Muchos cristianos piensan
que las obras de misericordia que prescribe la Iglesia, son nada más que
una lección a memorizar entre tantas, para aprobar los cursos de Primera
Comunión y de Confirmación, lección que luego es olvidada en el cajón de los
recuerdos, y no se preocupan en lo más mínimo de practicarlas y de vivirlas,
sin darse cuenta que si no las practican, jamás entrarán en el Reino de los
cielos, según las palabras del mismo Jesús, quien juzgará a cada uno por esas
obras de misericordia: “Venid, benditos de mi Padre, porque tuve sed y me
disteis de beber; tuve hambre y me disteis de comer, estuve enfermo, preso, y
me visitasteis…” (Mt 25, 31-46).
Los que se salvarán, los que
ascenderán al cielo, serán aquellos que obraron la misericordia; en cambio, los
que se condenen, los que en vez de ser ascendidos, serán precipitados en el
infierno, serán aquellos que no obraron la misericordia, por entretenerse en
los vanos atractivos del mundo: “Apartaos de Mí, malditos, al fuego eterno,
porque tuve hambre y sed, y estuve enfermo y preso, y no me socorristeis”.

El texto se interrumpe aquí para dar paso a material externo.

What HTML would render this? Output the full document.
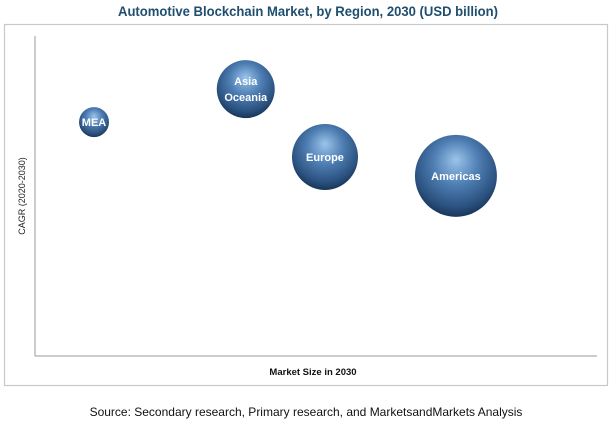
<!DOCTYPE html>
<html><head><meta charset="utf-8"><style>
body{margin:0;background:#fff;width:612px;height:431px;overflow:hidden;font-family:"Liberation Sans",sans-serif}
svg{display:block}
</style></head><body>
<svg width="612" height="431">
<defs>
<radialGradient id="bg" cx="0.5" cy="0.38" r="0.6" fx="0.5" fy="0.3">
<stop offset="0" stop-color="#9cc4ea"/>
<stop offset="0.45" stop-color="#4f7fb4"/>
<stop offset="0.85" stop-color="#2b5280"/>
<stop offset="1" stop-color="#1c3a5f"/>
</radialGradient>
</defs>
<text x="308" y="16" text-anchor="middle" font-size="14" font-weight="bold" fill="#1f4e6e" textLength="380" lengthAdjust="spacingAndGlyphs">Automotive Blockchain Market, by Region, 2030 (USD billion)</text>
<rect x="4.5" y="24.5" width="603" height="361" fill="none" stroke="#c8c8c8" stroke-width="1.2"/>
<line x1="35" y1="36" x2="35" y2="356" stroke="#999"/>
<line x1="35" y1="356" x2="597" y2="356" stroke="#999"/>
<text transform="translate(25,196) rotate(-90)" text-anchor="middle" font-size="9" fill="#222">CAGR (2020-2030)</text>
<text x="313" y="375" text-anchor="middle" font-size="9.5" font-weight="bold" fill="#111">Market Size in 2030</text>
<text x="306" y="416" text-anchor="middle" font-size="12" fill="#111">Source: Secondary research, Primary research, and MarketsandMarkets Analysis</text>
<g id="bubbles"></g>
</svg>
<script>
const regions=["MEA","Asia|Oceania","Europe","Americas"];
const marketSize=[10.5,37.5,51.6,74.9];
const cagr=[73.1,83.4,62.2,56.3];
const bubbleSize=[2.25,8.4,10.9,16.8];
const xS=v=>35+v/100*562, yS=v=>356-v/100*320, rS=v=>Math.sqrt(v)*10;
const g=document.getElementById('bubbles'),NS="http://www.w3.org/2000/svg";
regions.forEach((name,i)=>{
 const cx=xS(marketSize[i]),cy=yS(cagr[i]),r=rS(bubbleSize[i]);
 const c=document.createElementNS(NS,'circle');
 c.setAttribute('cx',cx);c.setAttribute('cy',cy);c.setAttribute('r',r);c.setAttribute('fill','url(#bg)');
 
 
 g.appendChild(c);
 const lines=name.split('|');
 lines.forEach((l,j)=>{
  const t=document.createElementNS(NS,'text');
  t.setAttribute('x',cx);t.setAttribute('y',cy+4+(j-(lines.length-1)/2)*16);
  t.setAttribute('text-anchor','middle');t.setAttribute('font-size','11');t.setAttribute('font-weight','bold');t.setAttribute('fill','#fff');
  t.textContent=l;
  
  
  g.appendChild(t);
 });
});
</script>
</body></html>
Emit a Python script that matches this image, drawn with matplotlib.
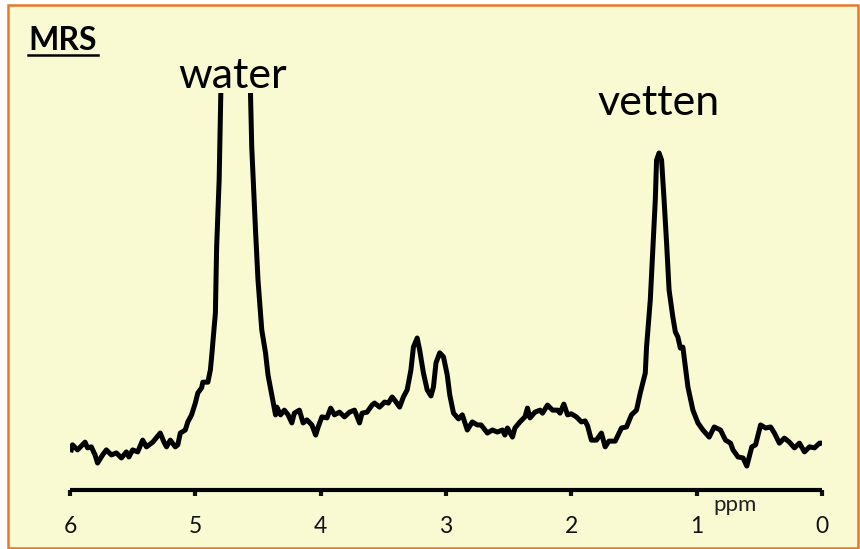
import matplotlib.pyplot as plt
from matplotlib.patches import Rectangle
from matplotlib.lines import Line2D

# MRS spectrum (ppm, arbitrary intensity, fat peak = 100)
ppm = [5.99, 5.98, 5.94, 5.88, 5.86, 5.83, 5.80, 5.78, 5.74, 5.71,
       5.67, 5.63, 5.59, 5.55, 5.53, 5.50, 5.46, 5.42, 5.39, 5.34,
       5.28, 5.25, 5.23, 5.20, 5.16, 5.14, 5.12, 5.08, 5.06, 5.03,
       5.00, 4.98, 4.95, 4.94, 4.90, 4.88, 4.87, 4.84, 4.83, 4.81,
       4.80, 4.78, 4.68, 4.57, 4.56, 4.55, 4.52, 4.50, 4.47, 4.44,
       4.42, 4.39, 4.36, 4.35, 4.32, 4.29, 4.26, 4.23, 4.21, 4.17,
       4.14, 4.11, 4.07, 4.04, 4.02, 3.99, 3.95, 3.92, 3.89, 3.85,
       3.81, 3.77, 3.73, 3.69, 3.67, 3.63, 3.59, 3.57, 3.53, 3.49,
       3.46, 3.43, 3.41, 3.37, 3.34, 3.31, 3.28, 3.26, 3.23, 3.21,
       3.18, 3.15, 3.12, 3.10, 3.08, 3.05, 3.02, 2.99, 2.97, 2.94,
       2.90, 2.87, 2.83, 2.79, 2.75, 2.72, 2.67, 2.63, 2.59, 2.55,
       2.53, 2.51, 2.47, 2.45, 2.41, 2.37, 2.35, 2.33, 2.29, 2.25,
       2.23, 2.19, 2.15, 2.11, 2.09, 2.06, 2.03, 2.00, 1.96, 1.92,
       1.89, 1.87, 1.84, 1.80, 1.76, 1.73, 1.70, 1.65, 1.60, 1.56,
       1.52, 1.48, 1.45, 1.41, 1.40, 1.37, 1.35, 1.33, 1.32, 1.30,
       1.28, 1.26, 1.24, 1.22, 1.19, 1.17, 1.15, 1.13, 1.11, 1.09,
       1.07, 1.03, 0.99, 0.95, 0.90, 0.86, 0.81, 0.77, 0.73, 0.71,
       0.67, 0.63, 0.60, 0.56, 0.53, 0.49, 0.45, 0.41, 0.38, 0.34,
       0.30, 0.26, 0.22, 0.18, 0.14, 0.10, 0.06, 0.02, 0.00]
signal = [11.9, 13.4, 11.9, 14.2, 12.5, 12.8, 10.4, 8.0, 10.4, 11.9,
          10.4, 11.0, 9.5, 11.3, 9.8, 11.9, 11.3, 14.8, 12.8, 14.2,
          16.9, 14.2, 12.8, 14.8, 12.8, 13.4, 16.9, 17.8, 20.2, 22.3,
          25.8, 28.8, 30.3, 32.0, 32.0, 35.6, 39.5, 52.5, 72.1, 92.0,
          111.9, 150.0, 230.0, 150.0, 117.8, 101.8, 77.2, 62.3, 47.5, 40.7,
          34.1, 28.2, 22.3, 24.6, 22.3, 23.7, 22.3, 19.9, 22.8, 23.7,
          19.9, 20.8, 19.3, 16.3, 18.7, 21.7, 21.4, 24.3, 22.3, 23.1,
          21.7, 23.1, 23.7, 19.9, 22.8, 23.1, 25.2, 25.8, 24.6, 26.1,
          25.8, 27.6, 26.7, 24.6, 27.6, 29.7, 35.6, 42.4, 45.1, 41.5,
          34.7, 29.7, 27.9, 30.6, 37.7, 40.7, 39.5, 34.1, 28.2, 22.8,
          21.1, 22.3, 17.8, 20.2, 19.3, 19.3, 16.9, 17.8, 17.2, 17.8,
          16.3, 18.4, 15.7, 18.4, 20.2, 21.7, 24.3, 21.4, 23.1, 23.7,
          22.8, 25.2, 23.7, 23.7, 22.8, 25.5, 22.3, 22.6, 21.7, 20.2,
          20.5, 19.0, 14.8, 14.8, 16.9, 12.8, 14.5, 14.5, 18.4, 18.7,
          22.3, 23.7, 28.8, 34.7, 42.4, 56.4, 71.2, 86.1, 97.9, 100.0,
          97.9, 86.1, 73.3, 59.3, 51.3, 46.9, 45.4, 42.1, 42.4, 36.5,
          30.6, 23.7, 19.9, 17.8, 15.7, 18.7, 17.8, 14.8, 13.9, 11.9,
          9.8, 9.5, 7.1, 12.8, 13.4, 19.3, 18.4, 18.7, 16.9, 13.9,
          15.4, 14.2, 12.5, 13.9, 11.3, 12.8, 12.5, 13.9, 13.9]

ticks = [6, 5, 4, 3, 2, 1, 0]
peak_labels = ['water', 'vetten']
peak_pos = [4.7, 1.3]
peak_text_y = [119.3, 111.3]

bg = '#fafad2'
plt.rcParams['font.family'] = ['Lato', 'DejaVu Sans']

fig = plt.figure(figsize=(8.6, 5.49), dpi=100)
fig.patch.set_facecolor('white')
fig.add_artist(Rectangle((8/860, 1/549), 850/860, 543/549, transform=fig.transFigure,
                         facecolor=bg, edgecolor='#e5782a', linewidth=1.8, zorder=-5))

ax = fig.add_axes([70/860, 1 - 490/549, 752/860, 397/549])
ax.set_facecolor('none')
ax.plot(ppm, signal, color='black', linewidth=3.6, solid_joinstyle='round')
ax.set_xlim(6, 0)
ax.set_ylim(0, 117.8)

for s in ['left', 'right', 'top']:
    ax.spines[s].set_visible(False)
ax.spines['bottom'].set_linewidth(3)
ax.spines['bottom'].set_capstyle('butt')
ax.set_yticks([])
ax.set_xticks(ticks)
ax.set_xticklabels([str(t) for t in ticks])
ax.tick_params(axis='x', direction='out', length=4.5, width=3, pad=14,
               labelsize=16.5, colors='#111111')

for lab, xp, yp in zip(peak_labels, peak_pos, peak_text_y):
    ax.text(xp, yp, lab, ha='center', va='baseline', fontsize=31)

ax.text(0.69, -1.5, 'ppm', ha='center', va='top', fontsize=16, color='#222222')

fig.text(28/860, 1 - 50/549, 'MRS', fontsize=23, fontweight='bold', ha='left', va='baseline')
fig.add_artist(Line2D([28/860, 98/860], [1 - 55/549, 1 - 55/549], color='black',
                      linewidth=1.8, transform=fig.transFigure))

fig.savefig('out.png', dpi=100, facecolor=fig.get_facecolor())
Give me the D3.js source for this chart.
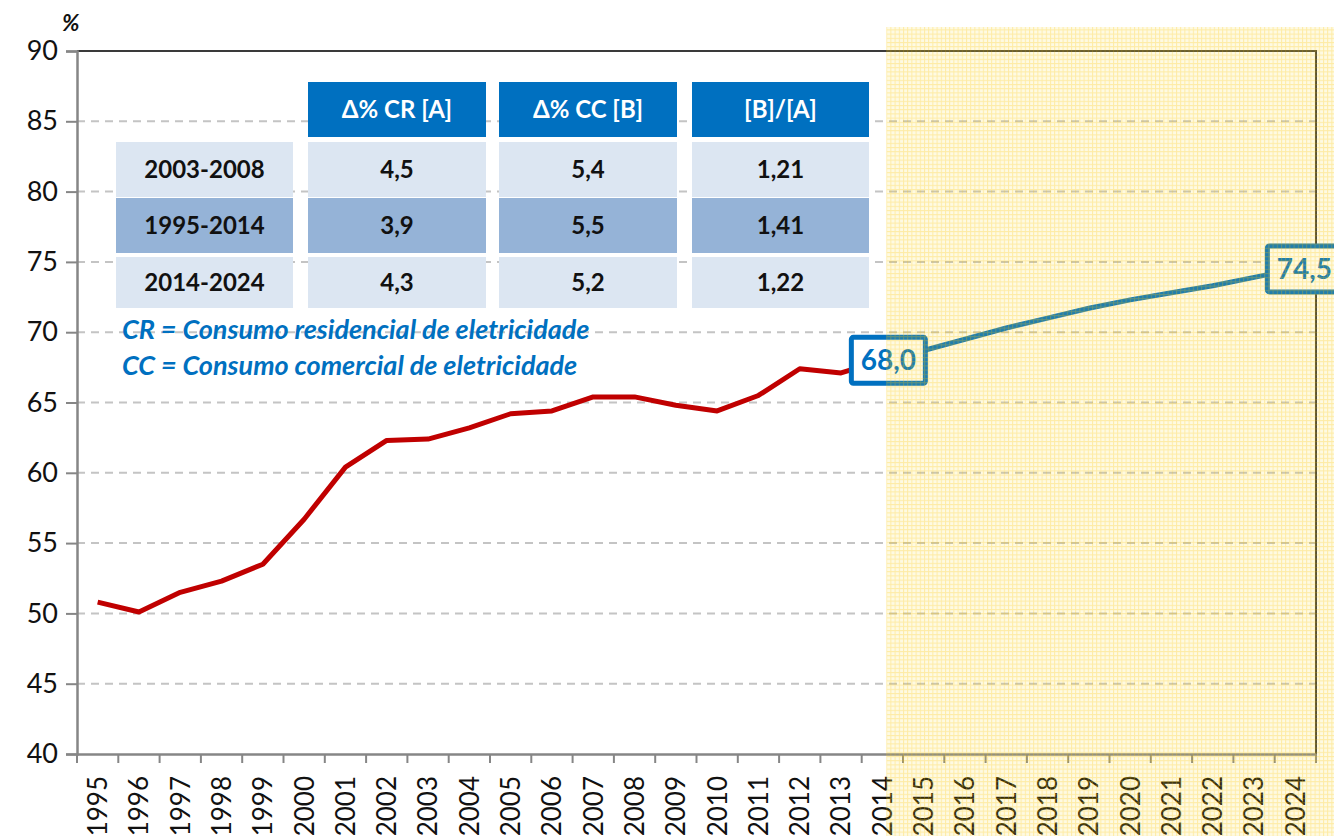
<!DOCTYPE html>
<html>
<head>
<meta charset="utf-8">
<script src="https://cdn.jsdelivr.net/npm/d3@7"></script>
<style>
  body { margin: 0; background: #fff; }
  svg { display: block; font-family: Lato, "Open Sans", sans-serif; }
</style>
</head>
<body>
<script>
// chart data
const years = d3.range(1995, 2025).map(String);
const histYears = years.slice(0, 20);          // 1995..2014
const projYears = years.slice(19);             // 2014..2024
const histValues = [50.8, 50.1, 51.5, 52.3, 53.5, 56.7, 60.4, 62.3, 62.4, 63.2,
                    64.2, 64.4, 65.4, 65.4, 64.8, 64.4, 65.5, 67.4, 67.1, 68.0];
const projValues = [68.0, 68.7, 69.5, 70.3, 71.0, 71.7, 72.3, 72.8, 73.3, 73.9, 74.5];
const yTicks = [40, 45, 50, 55, 60, 65, 70, 75, 80, 85, 90];

// table
const tableHeaders = ["Δ% CR [A]", "Δ% CC [B]", "[B]/[A]"];
const periods = ["2003-2008", "1995-2014", "2014-2024"];
const crValues = ["4,5", "3,9", "4,3"];
const ccValues = ["5,4", "5,5", "5,2"];
const ratioValues = ["1,21", "1,41", "1,22"];
const legendLines = ["CR = Consumo residencial de eletricidade",
                     "CC = Consumo comercial de eletricidade"];

const svgWidth = 1334, svgHeight = 836;
const margin = {top: 51, right: 18, bottom: 82, left: 77};

const svg = d3.select("body").append("svg")
    .attr("width", svgWidth)
    .attr("height", svgHeight);

const x = d3.scaleBand()
    .domain(years)
    .range([margin.left, svgWidth - margin.right]);
const y = d3.scaleLinear()
    .domain([40, 90])
    .range([svgHeight - margin.bottom, margin.top]);
const cx = d => x(d) + x.bandwidth() / 2;

// gridlines
svg.append("g")
  .selectAll("line")
  .data(yTicks.filter(v => v > 40 && v < 90))
  .join("line")
    .attr("x1", margin.left).attr("x2", svgWidth - margin.right)
    .attr("y1", d => y(d)).attr("y2", d => y(d))
    .attr("stroke", "#c4c4c4")
    .attr("stroke-width", 2)
    .attr("stroke-dasharray", "8,6");

// top + right frame
svg.append("path")
    .attr("d", `M${margin.left},${y(90)}H${svgWidth - margin.right}V${y(40)}`)
    .attr("fill", "none")
    .attr("stroke", "#3a3a3a")
    .attr("stroke-width", 2);

// y axis
const yAxis = svg.append("g")
    .attr("transform", `translate(${margin.left},0)`)
    .call(d3.axisLeft(y).tickValues(yTicks).tickSize(11).tickPadding(8));
yAxis.select(".domain").attr("stroke", "#868686").attr("stroke-width", 2.5);
yAxis.selectAll(".tick line").attr("stroke", "#868686").attr("stroke-width", 2);
yAxis.selectAll(".tick text")
    .attr("font-size", 27).attr("fill", "#111")
    .attr("font-family", "Lato, sans-serif");

// x axis
const xAxis = svg.append("g")
    .attr("transform", `translate(0,${y(40)})`)
    .call(d3.axisBottom(x).tickSize(0).tickPadding(0));
xAxis.select(".domain").attr("stroke", "#868686").attr("stroke-width", 2.5);
xAxis.selectAll(".tick text")
    .attr("font-size", 26).attr("fill", "#111")
    .attr("font-family", "Lato, sans-serif")
    .attr("text-anchor", "end")
    .attr("transform", "rotate(-90)")
    .attr("x", -22).attr("y", 0).attr("dy", "0.36em");
// boundary ticks
svg.append("g")
  .selectAll("line")
  .data(years.concat(["end"]))
  .join("line")
    .attr("x1", (d, i) => margin.left + i * x.step())
    .attr("x2", (d, i) => margin.left + i * x.step())
    .attr("y1", y(40)).attr("y2", y(40) + 9)
    .attr("stroke", "#868686").attr("stroke-width", 2);

// "%" label
svg.append("text")
    .attr("x", 62).attr("y", 31)
    .attr("font-size", 23).attr("font-weight", "bold").attr("font-style", "italic")
    .attr("fill", "#111")
    .text("%");

// lines
const line = d3.line().x(d => cx(d[0])).y(d => y(d[1]));
svg.append("path")
    .datum(d3.zip(histYears, histValues))
    .attr("d", line)
    .attr("fill", "none")
    .attr("stroke", "#c00000")
    .attr("stroke-width", 5)
    .attr("stroke-linejoin", "round");
svg.append("path")
    .datum(d3.zip(projYears, projValues))
    .attr("d", line)
    .attr("fill", "none")
    .attr("stroke", "#0070c0")
    .attr("stroke-width", 5)
    .attr("stroke-linejoin", "round");

// value labels
const labels = [[histYears[19], histValues[19]], [projYears[10], projValues[10]]];
const lab = svg.append("g").selectAll("g")
  .data(labels)
  .join("g")
    .attr("transform", (d, i) => `translate(${cx(d[0]) + (i ? 9 : 6)},${y(d[1])})`);
lab.append("rect")
    .attr("x", -37).attr("y", -23).attr("width", 74).attr("height", 46)
    .attr("rx", 2)
    .attr("fill", "#fff").attr("stroke", "#0070c0").attr("stroke-width", 5);
lab.append("text")
    .attr("text-anchor", "middle").attr("dy", "0.36em")
    .attr("font-size", 28).attr("font-weight", "bold")
    .attr("fill", "#0070c0")
    .text(d => d3.format(".1f")(d[1]).replace(".", ","));

// projection shading, drawn over everything as in the original
const defs = svg.append("defs");
const pat = defs.append("pattern")
    .attr("id", "grid").attr("patternUnits", "userSpaceOnUse")
    .attr("width", 4.2).attr("height", 4.2);
pat.append("rect").attr("width", 4.2).attr("height", 4.2)
    .attr("fill", "rgb(250,215,40)").attr("fill-opacity", 0.13);
pat.append("path").attr("d", "M0,0.5H4.2M0.5,0V4.2")
    .attr("stroke", "rgb(255,195,0)").attr("stroke-opacity", 0.28).attr("stroke-width", 1);
svg.append("rect")
    .attr("x", cx("2014") + 4).attr("y", 27)
    .attr("width", svgWidth - cx("2014") - 4).attr("height", svgHeight - 27)
    .attr("fill", "url(#grid)");

// table
const colX = [116, 308, 499, 692];
const colW = [177, 178, 178, 177];
const rowY = [82, 142, 198, 257];
const rowH = [55, 55, 55, 51];
const rowFill = ["#dce6f2", "#95b3d7", "#dce6f2"];
const tbl = svg.append("g").attr("font-family", "Lato, sans-serif").attr("font-weight", "bold");

tbl.selectAll(".hd")
  .data(tableHeaders)
  .join("rect")
    .attr("x", (d, i) => colX[i + 1]).attr("y", rowY[0])
    .attr("width", (d, i) => colW[i + 1]).attr("height", rowH[0])
    .attr("fill", "#0070c0");
tbl.selectAll(".hdt")
  .data(tableHeaders)
  .join("text")
    .attr("x", (d, i) => colX[i + 1] + colW[i + 1] / 2)
    .attr("y", rowY[0] + rowH[0] / 2).attr("dy", "0.36em")
    .attr("text-anchor", "middle").attr("font-size", 24).attr("fill", "#fff")
    .text(d => d);

const rows = periods.map((p, i) => [p, crValues[i], ccValues[i], ratioValues[i]]);
rows.forEach((r, ri) => {
  const g = tbl.append("g");
  g.selectAll("rect")
    .data(r)
    .join("rect")
      .attr("x", (d, i) => colX[i]).attr("y", rowY[ri + 1])
      .attr("width", (d, i) => colW[i]).attr("height", rowH[ri + 1])
      .attr("fill", rowFill[ri]);
  g.selectAll("text")
    .data(r)
    .join("text")
      .attr("x", (d, i) => colX[i] + colW[i] / 2)
      .attr("y", rowY[ri + 1] + rowH[ri + 1] / 2).attr("dy", "0.36em")
      .attr("text-anchor", "middle").attr("font-size", 24).attr("fill", "#111")
      .text(d => d);
});

// legend notes
svg.append("g")
  .selectAll("text")
  .data(legendLines)
  .join("text")
    .attr("x", 122).attr("y", (d, i) => 339 + i * 36)
    .attr("font-size", 27).attr("font-weight", "bold").attr("font-style", "italic")
    .attr("fill", "#0070c0")
    .text(d => d);
</script>
</body>
</html>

El otro aspecto de la Ascensión de Jesús es
que, si bien Jesús asciende con su Cuerpo glorioso y resucitado, no por eso
deja a su Iglesia y a sus amigos sin su Presencia, ya que al mismo tiempo que
asciende al seno del Padre, de donde vino, se queda aquí, en la tierra, en el
seno de su Iglesia, la
Eucaristía, para consolar a los hombres en las tribulaciones
y dolores de la vida presente.
Por todo esto, la
celebración de la
Solemnidad de la
Ascensión de Jesús, no puede quedar, para el cristiano, en un
mero recuerdo; debe ser el estímulo para obrar la misericordia, empezando desde
ahora, si es que quiere él también ascender a los cielos el día de su muerte.